##### Information shown #####

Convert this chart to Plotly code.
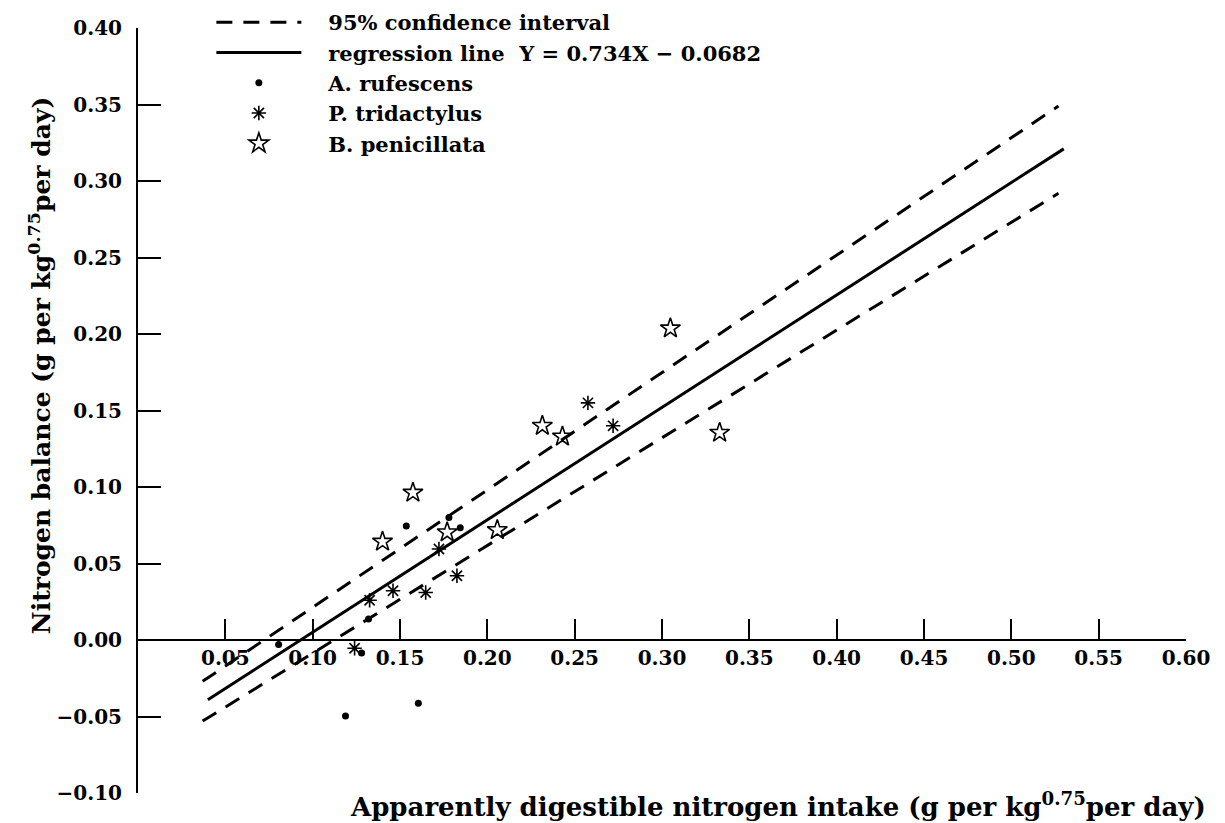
import plotly.graph_objects as go

# ---- data ----
rufescens_x = [0.0805, 0.128, 0.132, 0.1536, 0.178, 0.1845, 0.1605, 0.1188]
rufescens_y = [-0.003, -0.0085, 0.0137, 0.0745, 0.080, 0.0734, -0.0414, -0.0497]

tridactylus_x = [0.124, 0.1326, 0.146, 0.1647, 0.1723, 0.1826, 0.2576, 0.272]
tridactylus_y = [-0.0054, 0.026, 0.0322, 0.031, 0.0595, 0.042, 0.155, 0.140]

penicillata_x = [0.140, 0.1574, 0.177, 0.2057, 0.2315, 0.243, 0.3048, 0.333]
penicillata_y = [0.0643, 0.0963, 0.0704, 0.0719, 0.140, 0.133, 0.2037, 0.1355]

reg_x = [0.040, 0.530]
reg_y = [-0.039, 0.321]
ci_upper_x = [0.037, 0.527]
ci_upper_y = [-0.027, 0.349]
ci_lower_x = [0.037, 0.527]
ci_lower_y = [-0.053, 0.292]

x_ticks = [0.05, 0.10, 0.15, 0.20, 0.25, 0.30, 0.35, 0.40, 0.45, 0.50, 0.55, 0.60]
y_ticks = [-0.10, -0.05, 0.00, 0.05, 0.10, 0.15, 0.20, 0.25, 0.30, 0.35, 0.40]

FONT = "DejaVu Serif"
BLACK = "black"
PAD = "\u00a0" * 3  # gap between legend key and its text

fig = go.Figure()

fig.add_trace(go.Scatter(x=ci_upper_x, y=ci_upper_y, mode="lines",
                         line=dict(color=BLACK, width=3, dash="16px,11px"),
                         name=PAD + "95% confidence interval", legendgroup="ci",
                         legendrank=1))
fig.add_trace(go.Scatter(x=ci_lower_x, y=ci_lower_y, mode="lines",
                         line=dict(color=BLACK, width=3, dash="16px,11px"),
                         name=PAD + "95% confidence interval", legendgroup="ci",
                         showlegend=False))
fig.add_trace(go.Scatter(x=reg_x, y=reg_y, mode="lines",
                         line=dict(color=BLACK, width=3),
                         name=PAD + "regression line\u00a0\u00a0Y = 0.734X \u2212 0.0682",
                         legendgroup="reg", legendrank=2))
fig.add_trace(go.Scatter(x=rufescens_x, y=rufescens_y, mode="markers",
                         marker=dict(symbol="circle", size=7, color=BLACK),
                         name=PAD + "A. rufescens", legendgroup="a", legendrank=3))
fig.add_trace(go.Scatter(x=tridactylus_x, y=tridactylus_y, mode="markers",
                         marker=dict(symbol="asterisk-open", size=12, color=BLACK,
                                     line=dict(color=BLACK, width=1.6)),
                         name=PAD + "P. tridactylus", legendgroup="p", legendrank=4))
fig.add_trace(go.Scatter(x=penicillata_x, y=penicillata_y, mode="markers",
                         marker=dict(symbol="star-open", size=15, color=BLACK,
                                     line=dict(color=BLACK, width=1.6)),
                         name=PAD + "B. penicillata", legendgroup="b", legendrank=5))

fig.update_layout(
    width=1225, height=823,
    margin=dict(l=138, r=39, t=28, b=30, autoexpand=False),
    paper_bgcolor="white", plot_bgcolor="white",
    font=dict(family=FONT, color=BLACK, size=20, weight="bold"),
    showlegend=True,
    legend=dict(x=0.07, y=1.034, xanchor="left", yanchor="top",
                bgcolor="rgba(0,0,0,0)", borderwidth=0,
                font=dict(family=FONT, size=21, color=BLACK, weight="bold"),
                itemwidth=85, tracegroupgap=0, traceorder="normal"),
    xaxis=dict(range=[0, 0.6], anchor="free", position=0.2,
               showline=True, linecolor=BLACK, linewidth=2,
               ticks="inside", ticklen=20, tickwidth=2, tickcolor=BLACK,
               tickvals=x_ticks, ticktext=[f"{v:.2f}" for v in x_ticks],
               tickfont=dict(family=FONT, size=20, weight="bold"),
               showgrid=False, zeroline=False),
    yaxis=dict(range=[-0.1, 0.4],
               showline=True, linecolor=BLACK, linewidth=2,
               ticks="inside", ticklen=23, tickwidth=2, tickcolor=BLACK,
               tickvals=y_ticks,
               ticktext=[(f"{v:.2f}" if v >= 0 else "\u2212" + f"{abs(v):.2f}") for v in y_ticks],
               tickfont=dict(family=FONT, size=20, weight="bold"),
               ticklabelstandoff=10,
               showgrid=False, zeroline=False),
)

fig.add_annotation(
    text="Apparently digestible nitrogen intake (g per kg<sup>0.75</sup>per day)",
    xref="paper", yref="paper", x=0.611, y=-0.016, xanchor="center", yanchor="middle",
    showarrow=False, font=dict(family=FONT, size=26, color=BLACK, weight="bold"))

fig.add_annotation(
    text="Nitrogen balance (g per kg<sup>0.75</sup>per day)",
    xref="paper", yref="paper", x=-0.0935, y=0.558, xanchor="center", yanchor="middle",
    textangle=-90, showarrow=False,
    font=dict(family=FONT, size=25, color=BLACK, weight="bold"))

fig.write_html("out.html")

#####

• [What is needed]: Except for the pictures, print the data above exactly.

• [Worked solution]:
Convert this chart to Plotly code.
import plotly.graph_objects as go

# ---- data ----
rufescens_x = [0.0805, 0.128, 0.132, 0.1536, 0.178, 0.1845, 0.1605, 0.1188]
rufescens_y = [-0.003, -0.0085, 0.0137, 0.0745, 0.080, 0.0734, -0.0414, -0.0497]

tridactylus_x = [0.124, 0.1326, 0.146, 0.1647, 0.1723, 0.1826, 0.2576, 0.272]
tridactylus_y = [-0.0054, 0.026, 0.0322, 0.031, 0.0595, 0.042, 0.155, 0.140]

penicillata_x = [0.140, 0.1574, 0.177, 0.2057, 0.2315, 0.243, 0.3048, 0.333]
penicillata_y = [0.0643, 0.0963, 0.0704, 0.0719, 0.140, 0.133, 0.2037, 0.1355]

reg_x = [0.040, 0.530]
reg_y = [-0.039, 0.321]
ci_upper_x = [0.037, 0.527]
ci_upper_y = [-0.027, 0.349]
ci_lower_x = [0.037, 0.527]
ci_lower_y = [-0.053, 0.292]

x_ticks = [0.05, 0.10, 0.15, 0.20, 0.25, 0.30, 0.35, 0.40, 0.45, 0.50, 0.55, 0.60]
y_ticks = [-0.10, -0.05, 0.00, 0.05, 0.10, 0.15, 0.20, 0.25, 0.30, 0.35, 0.40]

FONT = "DejaVu Serif"
BLACK = "black"
PAD = "\u00a0" * 3  # gap between legend key and its text

fig = go.Figure()

fig.add_trace(go.Scatter(x=ci_upper_x, y=ci_upper_y, mode="lines",
                         line=dict(color=BLACK, width=3, dash="16px,11px"),
                         name=PAD + "95% confidence interval", legendgroup="ci",
                         legendrank=1))
fig.add_trace(go.Scatter(x=ci_lower_x, y=ci_lower_y, mode="lines",
                         line=dict(color=BLACK, width=3, dash="16px,11px"),
                         name=PAD + "95% confidence interval", legendgroup="ci",
                         showlegend=False))
fig.add_trace(go.Scatter(x=reg_x, y=reg_y, mode="lines",
                         line=dict(color=BLACK, width=3),
                         name=PAD + "regression line\u00a0\u00a0Y = 0.734X \u2212 0.0682",
                         legendgroup="reg", legendrank=2))
fig.add_trace(go.Scatter(x=rufescens_x, y=rufescens_y, mode="markers",
                         marker=dict(symbol="circle", size=7, color=BLACK),
                         name=PAD + "A. rufescens", legendgroup="a", legendrank=3))
fig.add_trace(go.Scatter(x=tridactylus_x, y=tridactylus_y, mode="markers",
                         marker=dict(symbol="asterisk-open", size=12, color=BLACK,
                                     line=dict(color=BLACK, width=1.6)),
                         name=PAD + "P. tridactylus", legendgroup="p", legendrank=4))
fig.add_trace(go.Scatter(x=penicillata_x, y=penicillata_y, mode="markers",
                         marker=dict(symbol="star-open", size=15, color=BLACK,
                                     line=dict(color=BLACK, width=1.6)),
                         name=PAD + "B. penicillata", legendgroup="b", legendrank=5))

fig.update_layout(
    width=1225, height=823,
    margin=dict(l=138, r=39, t=28, b=30, autoexpand=False),
    paper_bgcolor="white", plot_bgcolor="white",
    font=dict(family=FONT, color=BLACK, size=20, weight="bold"),
    showlegend=True,
    legend=dict(x=0.07, y=1.034, xanchor="left", yanchor="top",
                bgcolor="rgba(0,0,0,0)", borderwidth=0,
                font=dict(family=FONT, size=21, color=BLACK, weight="bold"),
                itemwidth=85, tracegroupgap=0, traceorder="normal"),
    xaxis=dict(range=[0, 0.6], anchor="free", position=0.2,
               showline=True, linecolor=BLACK, linewidth=2,
               ticks="inside", ticklen=20, tickwidth=2, tickcolor=BLACK,
               tickvals=x_ticks, ticktext=[f"{v:.2f}" for v in x_ticks],
               tickfont=dict(family=FONT, size=20, weight="bold"),
               showgrid=False, zeroline=False),
    yaxis=dict(range=[-0.1, 0.4],
               showline=True, linecolor=BLACK, linewidth=2,
               ticks="inside", ticklen=23, tickwidth=2, tickcolor=BLACK,
               tickvals=y_ticks,
               ticktext=[(f"{v:.2f}" if v >= 0 else "\u2212" + f"{abs(v):.2f}") for v in y_ticks],
               tickfont=dict(family=FONT, size=20, weight="bold"),
               ticklabelstandoff=10,
               showgrid=False, zeroline=False),
)

fig.add_annotation(
    text="Apparently digestible nitrogen intake (g per kg<sup>0.75</sup>per day)",
    xref="paper", yref="paper", x=0.611, y=-0.016, xanchor="center", yanchor="middle",
    showarrow=False, font=dict(family=FONT, size=26, color=BLACK, weight="bold"))

fig.add_annotation(
    text="Nitrogen balance (g per kg<sup>0.75</sup>per day)",
    xref="paper", yref="paper", x=-0.0935, y=0.558, xanchor="center", yanchor="middle",
    textangle=-90, showarrow=False,
    font=dict(family=FONT, size=25, color=BLACK, weight="bold"))

fig.write_html("out.html")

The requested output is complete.